The council said, with the intent to preserve a climate of trust in public institutions, it intends to create a new unarmed agency that will stop drivers and write tickets. These agents would be tasked with finding ways to help the city’s poorest communities, so they avoid facing fines or jail for car-related incidents.

“Implementing unarmed traffic response leads to reductions in violent incidents and increases trust in public institutions,” said Councilmember Eunisses Hernández.

Since 2020, some members of the city council have held discussions about removing police from traffic stops and some other traditional roles, often citing this 2019 study on Los Angeles Police Department (LAPD) stops that showed relatively few stops led to discoveries of illegal guns or more serious crimes.

In 2022, the police department adopted new more restrictive rules for pretext stops, requiring a higher threshold of suspicion and specific documentation by officers before and after.

“If done properly, they are valuable tools. If done improperly, it jeopardizes public trust, and I’m against that part of it,” LAPD Chief Dominic Choi said.

Those restrictions have reduced the number of traffic stops. 

Choi said he has supported the idea that fewer stops make intervention more successful, saying that since the restrictions were implemented in 2022, officers have been finding more illegal guns while making fewer stops. 

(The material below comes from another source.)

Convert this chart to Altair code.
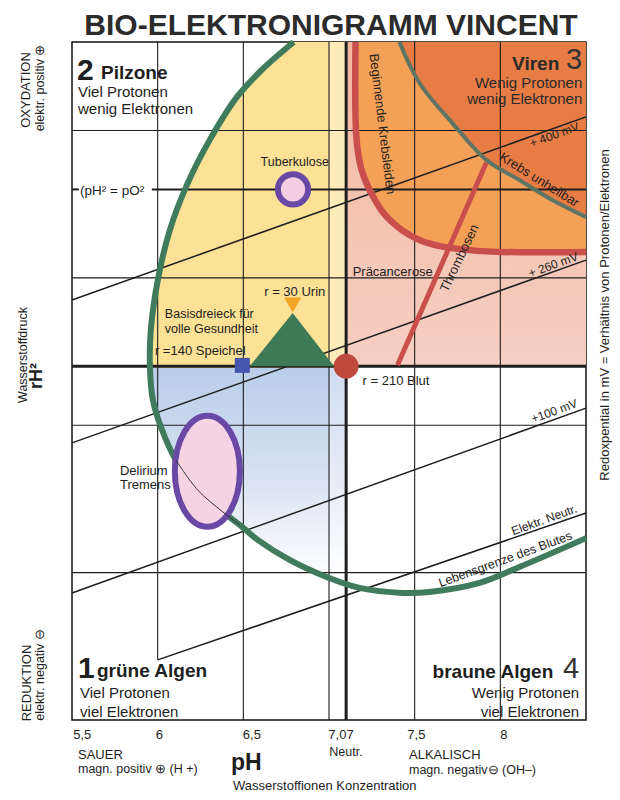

“Last year, we had one of the highest years in number of guns that were recovered and arrested, so I would say no., That policy has not thwarted that effort,” Choi said.

Some on the council say the success rate of the pretext stops shouldn’t matter.

“I know the amount of people that they catch – burglars and many other things through traffic stops,” Councilmember Marqueece Harris-Dawson said. “That doesn't make it a just or rational policy.”

The council’s vote Wednesday directs various agencies, departments, and officials to report back in the next few months on how all of this could work.